Non a caso è proprio questo concetto che “Il Fatto” cerca di confutare capendo che si tratta del maggior ostacolo ad un accordo anche capitolazionista con Putin purché ponga fine alla guerra, e lo affida alla penna sottile della filosofa Donatella Di Cesare, che in un articolo del 27 maggio, criticando i concetti di “sovranità” e “integrità territoriale”, a proposito della suddetta posizione di Draghi, scrive: “Si cela qui un modello di sovranità da tempo messo in discussione. Come è venuta meno la libertà astratta di un soggetto che si presume autonomo, perché si è liberi solo tramite gli altri e con gli altri, così è inconcepibile nello scenario attuale la sovranità di una nazione svincolata dalle altre. La coabitazione con i popoli mitiga e limita ogni sovranità – viene da qui l’idea stessa dell’Europa (a meno di non volerla cancellare). Perciò non può essere solo l’Ucraina a decidere quale pace accettare, dato che ne va del futuro di tutti i popoli europei, per non parlare dei più deboli e dei più esposti negli altri continenti”.

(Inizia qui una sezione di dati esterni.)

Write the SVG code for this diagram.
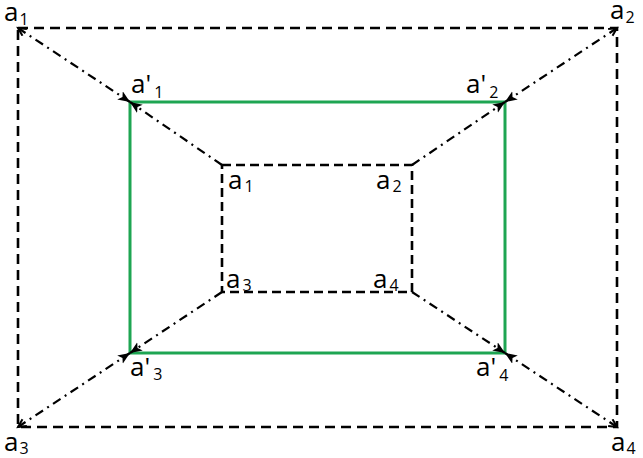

Il suo è però un ragionamento che può valere in astratto, ma che nella situazione concreta non tiene conto del fattore umano, che è quello fondamentale, e cioè della sorte della popolazione ucraina dei territori occupati e che dovrebbero essere ceduti agli invasori. Non si tratta solo di cambiare delle linee di confine su una cartina geografica, ma di decidere del futuro di milioni di persone. Lo ha ricordato Zelensky in un messaggio alla nazione dopo il forum di Davos, parlando di certe posizioni che propongono “territori in cambio di pace”, come quelle di Kissinger e quelle comparse anche sul “New York Times”: “Dietro a tutte queste speculazioni geopolitiche di chi consiglia all’Ucraina di cedere qualcosa alla Russia, i ’grandi geopolitici’ sono sempre restii a vedere la gente comune. Gli ucraini comuni. Milioni di persone che vivono realmente nel territorio che propongono di scambiare con l’illusione della pace. Bisogna sempre vedere le persone. E ricordare che i valori non sono solo una parola”.

Noi marxisti-leninisti ci siamo schierati immediatamente con la Resistenza ucraina e contro l’invasione neonazista russa. Per l’Ucraina libera, indipendente, sovrana e integrale.